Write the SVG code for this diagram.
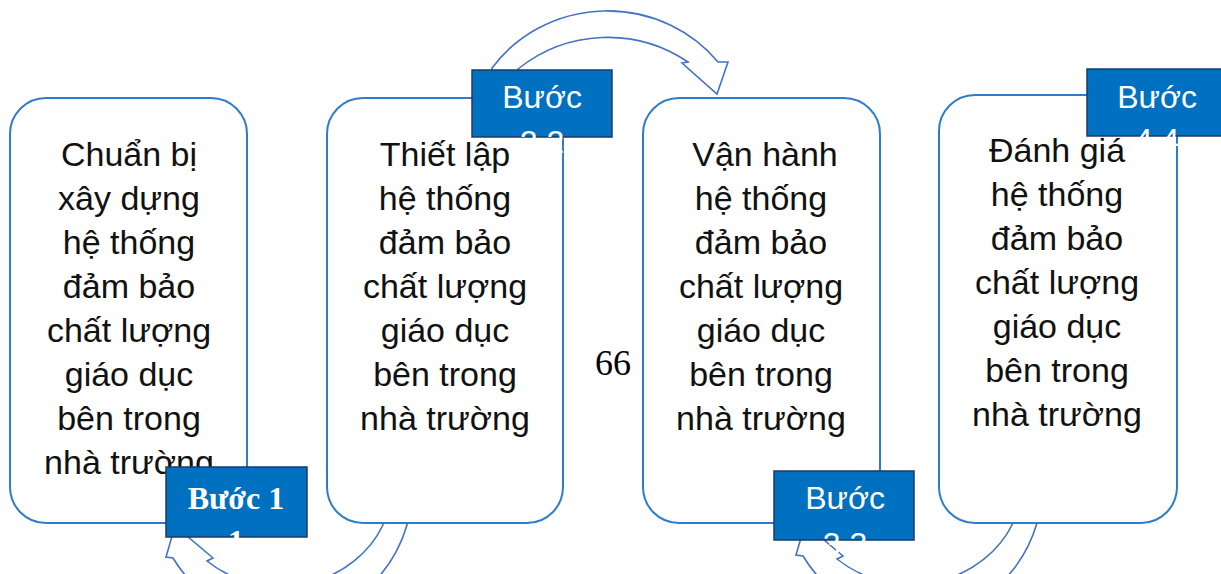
<svg xmlns="http://www.w3.org/2000/svg" width="1221" height="574" viewBox="0 0 1221 574">
<style>
.box{fill:#fff;stroke:#2E7CCB;stroke-width:2}
.txt{font-family:"Liberation Sans",Arial,sans-serif;font-size:34px;fill:#111;text-anchor:middle}
.lbl{fill:#0070C0;stroke:#1F3A63;stroke-width:1.5}
.ls{font-family:"Liberation Sans",Arial,sans-serif;font-size:32px;fill:#fff;text-anchor:middle}
.lt{font-family:"Liberation Serif","Times New Roman",serif;font-size:32px;font-weight:bold;fill:#fff;text-anchor:middle}
.arr{fill:#fff;stroke:#4472C4;stroke-width:1.6;stroke-linejoin:miter}
</style>
<rect width="1221" height="574" fill="#fff"/>
<g id="connectors">
<path class="arr" d="M518,72 L492,72 L492,68 A142,137 0 0 1 718,62 L728,62 L717,94 L682,63 L688,62 A143,143 0 0 0 518,69 Z"/>
<path class="arr" d="M407,518 L407,525 A130,136 0 0 1 173,558 L166,557 L175,526 L213,558 L207,561 A112,103 0 0 0 383,525 L383,518 Z"/>
<path class="arr" d="M1037,516 L1037,523 A130,136 0 0 1 803,556 L796,555 L805,524 L843,556 L837,559 A112,103 0 0 0 1013,523 L1013,516 Z"/>
</g>
<g id="node1">
<rect class="box" x="10" y="98" width="237" height="425" rx="36"/>
<text class="txt"><tspan x="129" y="166">Chuẩn bị</tspan><tspan x="129" y="210">xây dựng</tspan><tspan x="129" y="254">hệ thống</tspan><tspan x="129" y="298">đảm bảo</tspan><tspan x="129" y="342">chất lượng</tspan><tspan x="129" y="386">giáo dục</tspan><tspan x="129" y="430">bên trong</tspan><tspan x="129" y="474">nhà trường</tspan></text>
</g>
<g id="node2">
<rect class="box" x="327" y="98" width="236" height="425" rx="36"/>
<text class="txt"><tspan x="445" y="166">Thiết lập</tspan><tspan x="445" y="210">hệ thống</tspan><tspan x="445" y="254">đảm bảo</tspan><tspan x="445" y="298">chất lượng</tspan><tspan x="445" y="342">giáo dục</tspan><tspan x="445" y="386">bên trong</tspan><tspan x="445" y="430">nhà trường</tspan></text>
</g>
<g id="node3">
<rect class="box" x="643" y="98" width="237" height="425" rx="36"/>
<text class="txt"><tspan x="765" y="166">Vận hành</tspan><tspan x="761" y="210">hệ thống</tspan><tspan x="761" y="254">đảm bảo</tspan><tspan x="761" y="298">chất lượng</tspan><tspan x="761" y="342">giáo dục</tspan><tspan x="761" y="386">bên trong</tspan><tspan x="761" y="430">nhà trường</tspan></text>
</g>
<g id="node4">
<rect class="box" x="939" y="95" width="238" height="428" rx="36"/>
<text class="txt"><tspan x="1057" y="162">Đánh giá</tspan><tspan x="1057" y="206">hệ thống</tspan><tspan x="1057" y="250">đảm bảo</tspan><tspan x="1057" y="294">chất lượng</tspan><tspan x="1057" y="338">giáo dục</tspan><tspan x="1057" y="382">bên trong</tspan><tspan x="1057" y="426">nhà trường</tspan></text>
</g>
<g id="pagenum">
<text x="613" y="375" font-family="'Liberation Serif','Times New Roman',serif" font-size="36" fill="#000" text-anchor="middle">66</text>
</g>
<g id="step1">
<rect class="lbl" x="166" y="467" width="141" height="70"/>
<text class="lt"><tspan x="236" y="509">Bước 1</tspan><tspan x="236" y="552">1</tspan></text>
</g>
<g id="step2">
<rect class="lbl" x="472" y="70" width="140" height="67"/>
<text class="ls"><tspan x="542" y="108">Bước</tspan><tspan x="542" y="153">2 2</tspan></text>
</g>
<g id="step3">
<rect class="lbl" x="774" y="471" width="140" height="69"/>
<text class="ls"><tspan x="845" y="509">Bước</tspan><tspan x="845" y="555">3 3</tspan></text>
</g>
<g id="step4">
<rect class="lbl" x="1087" y="69" width="140" height="67"/>
<text class="ls"><tspan x="1157" y="108">Bước</tspan><tspan x="1157" y="151">4 4</tspan></text>
</g>
</svg>
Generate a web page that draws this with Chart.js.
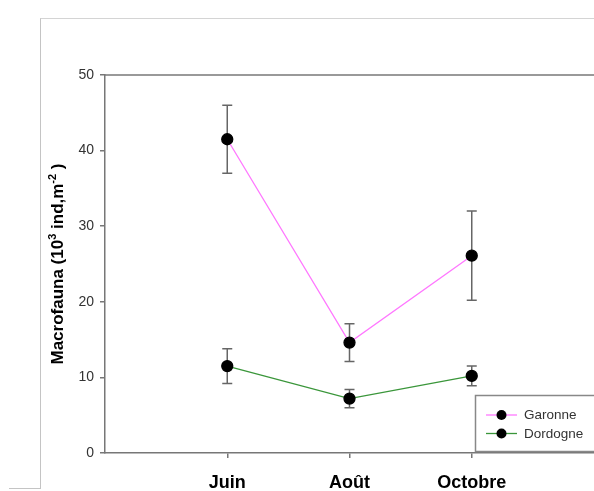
<!DOCTYPE html>
<html lang="fr">
<head>
<meta charset="UTF-8" />
<title>Macrofauna</title>
<script src="https://cdn.jsdelivr.net/npm/chart.js"></script>
<style>
  html, body { margin: 0; padding: 0; background: #fff; }
  body { width: 594px; height: 491px; overflow: hidden; position: relative; font-family: "Liberation Sans", Arial, sans-serif; }
  #frame { position: absolute; left: 40px; top: 18px; width: 570px; height: 470px; border-top: 1px solid #d4d4d4; border-left: 1px solid #c4c4c4; }
  #foot { position: absolute; left: 9px; top: 488px; width: 32px; border-top: 1px solid #c4c4c4; }
  #chart { position: absolute; left: 0; top: 0; }
</style>
</head>
<body>
<div id="frame"></div>
<div id="foot"></div>
<canvas id="chart" width="594" height="491"></canvas>

<script>
  // data
  const months = ['Juin', 'Août', 'Octobre'];
  const monthPos = [1, 2, 3];
  const garonne = [41.5, 14.6, 26.1];
  const garonneErr = [4.5, 2.5, 5.9];
  const dordogne = [11.5, 7.2, 10.2];
  const dordogneErr = [2.3, 1.2, 1.3];
  const yTicks = [0, 10, 20, 30, 40, 50];
  // y title pieces: [text, superscript?]
  const yTitle = [['Macrofauna (10', false], ['3', true], [' ind,m', false], ['-2', true], [' )', false]];

  const pts = (vals) => vals.map((v, i) => ({ x: monthPos[i], y: v }));
  const errs = [garonneErr, dordogneErr];

  // error bars, drawn under the markers
  const errorBars = {
    id: 'errorBars',
    beforeDatasetsDraw(chart) {
      const { ctx, scales: { x, y } } = chart;
      ctx.save();
      ctx.strokeStyle = '#666';
      ctx.lineWidth = 1.5;
      chart.data.datasets.forEach((ds, d) => {
        ds.data.forEach((p, i) => {
          const px = x.getPixelForValue(p.x);
          const top = y.getPixelForValue(p.y + errs[d][i]);
          const bot = y.getPixelForValue(p.y - errs[d][i]);
          ctx.beginPath();
          ctx.moveTo(px, top); ctx.lineTo(px, bot);
          ctx.moveTo(px - 5, top); ctx.lineTo(px + 5, top);
          ctx.moveTo(px - 5, bot); ctx.lineTo(px + 5, bot);
          ctx.stroke();
        });
      });
      ctx.restore();
    }
  };

  // top frame line of the plot + rotated y title with superscripts
  const frameAndTitle = {
    id: 'frameAndTitle',
    beforeDraw(chart) {
      const { ctx, chartArea: a } = chart;
      ctx.save();
      ctx.strokeStyle = '#999';
      ctx.lineWidth = 2;
      ctx.beginPath();
      ctx.moveTo(a.left, a.top); ctx.lineTo(a.right, a.top);
      ctx.stroke();

      const big = 'bold 17px "Liberation Sans", Arial, sans-serif';
      const small = 'bold 11px "Liberation Sans", Arial, sans-serif';
      let total = 0;
      yTitle.forEach(([t, sup]) => { ctx.font = sup ? small : big; total += ctx.measureText(t).width; });
      ctx.translate(57, (a.top + a.bottom) / 2);
      ctx.rotate(-Math.PI / 2);
      ctx.fillStyle = '#000';
      ctx.textBaseline = 'alphabetic';
      let cx = -total / 2;
      yTitle.forEach(([t, sup]) => {
        ctx.font = sup ? small : big;
        ctx.fillText(t, cx, sup ? -1 : 6);
        cx += ctx.measureText(t).width;
      });
      ctx.restore();
    }
  };

  // boxed legend in the lower right corner
  const boxLegend = {
    id: 'boxLegend',
    afterDraw(chart) {
      const { ctx } = chart;
      ctx.save();
      ctx.fillStyle = '#fff';
      ctx.fillRect(475.5, 395.5, 130, 56);
      ctx.strokeStyle = '#888';
      ctx.lineWidth = 1.5;
      ctx.strokeRect(475.5, 395.5, 130, 56);
      ctx.font = '13.5px "Liberation Sans", Arial, sans-serif';
      ctx.textBaseline = 'middle';
      chart.data.datasets.forEach((ds, i) => {
        const ly = 415 + i * 18.5;
        ctx.strokeStyle = ds.borderColor;
        ctx.lineWidth = 1.3;
        ctx.beginPath();
        ctx.moveTo(486, ly); ctx.lineTo(517, ly);
        ctx.stroke();
        ctx.fillStyle = '#000';
        ctx.beginPath();
        ctx.arc(501.5, ly, 5, 0, Math.PI * 2);
        ctx.fill();
        ctx.fillStyle = '#333';
        ctx.fillText(ds.label, 524, ly + 0.5);
      });
      ctx.restore();
    }
  };

  new Chart(document.getElementById('chart'), {
    type: 'line',
    data: {
      datasets: [
        {
          label: 'Garonne',
          data: pts(garonne),
          borderColor: '#ff77ff',
          borderWidth: 1.3,
          pointRadius: 5.5,
          pointBackgroundColor: '#000',
          pointBorderColor: '#000',
          tension: 0
        },
        {
          label: 'Dordogne',
          data: pts(dordogne),
          borderColor: '#3a963a',
          borderWidth: 1.3,
          pointRadius: 5.5,
          pointBackgroundColor: '#000',
          pointBorderColor: '#000',
          tension: 0
        }
      ]
    },
    options: {
      responsive: false,
      animation: false,
      devicePixelRatio: 1,
      layout: { autoPadding: false, padding: { top: 75, right: 0, left: 0, bottom: 0 } },
      plugins: { legend: { display: false }, tooltip: { enabled: false } },
      scales: {
        x: {
          type: 'linear',
          min: 0,
          max: 4,
          afterBuildTicks: (s) => { s.ticks = monthPos.map(v => ({ value: v })); },
          afterFit: (s) => { s.height = 38; s.paddingLeft = 0; s.paddingRight = 0; },
          ticks: {
            callback: (v) => months[monthPos.indexOf(v)],
            color: '#000',
            font: { family: '"Liberation Sans", Arial', size: 18, weight: 'bold' },
            padding: 14,
            maxRotation: 0
          },
          grid: { drawOnChartArea: false, tickLength: 5, color: '#777', lineWidth: 1.5 },
          border: { color: '#777', width: 1.5 }
        },
        y: {
          min: 0,
          max: 50,
          afterBuildTicks: (s) => { s.ticks = yTicks.map(v => ({ value: v })); },
          afterFit: (s) => { s.width = 105; s.paddingTop = 0; s.paddingBottom = 0; },
          ticks: {
            color: '#333',
            font: { family: '"Liberation Sans", Arial', size: 14 },
            padding: 6
          },
          grid: { drawOnChartArea: false, tickLength: 5, color: '#777', lineWidth: 1.5 },
          border: { color: '#777', width: 1.5 }
        }
      }
    },
    plugins: [frameAndTitle, errorBars, boxLegend]
  });
</script>
</body>
</html>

━━━━━━━━━━━━━━━━━━━━━━━━━━━━━━

_Problem requirements_
In the records above, find the line with "Generate a web" and the line with "const yTitle = [['Macrofauna", then restate word for word only those two lines and all lines between, omitting pictures.

_Exercise output_
Generate a web page that draws this with Chart.js.
<!DOCTYPE html>
<html lang="fr">
<head>
<meta charset="UTF-8" />
<title>Macrofauna</title>
<script src="https://cdn.jsdelivr.net/npm/chart.js"></script>
<style>
  html, body { margin: 0; padding: 0; background: #fff; }
  body { width: 594px; height: 491px; overflow: hidden; position: relative; font-family: "Liberation Sans", Arial, sans-serif; }
  #frame { position: absolute; left: 40px; top: 18px; width: 570px; height: 470px; border-top: 1px solid #d4d4d4; border-left: 1px solid #c4c4c4; }
  #foot { position: absolute; left: 9px; top: 488px; width: 32px; border-top: 1px solid #c4c4c4; }
  #chart { position: absolute; left: 0; top: 0; }
</style>
</head>
<body>
<div id="frame"></div>
<div id="foot"></div>
<canvas id="chart" width="594" height="491"></canvas>

<script>
  // data
  const months = ['Juin', 'Août', 'Octobre'];
  const monthPos = [1, 2, 3];
  const garonne = [41.5, 14.6, 26.1];
  const garonneErr = [4.5, 2.5, 5.9];
  const dordogne = [11.5, 7.2, 10.2];
  const dordogneErr = [2.3, 1.2, 1.3];
  const yTicks = [0, 10, 20, 30, 40, 50];
  // y title pieces: [text, superscript?]
  const yTitle = [['Macrofauna (10', false], ['3', true], [' ind,m', false], ['-2', true], [' )', false]];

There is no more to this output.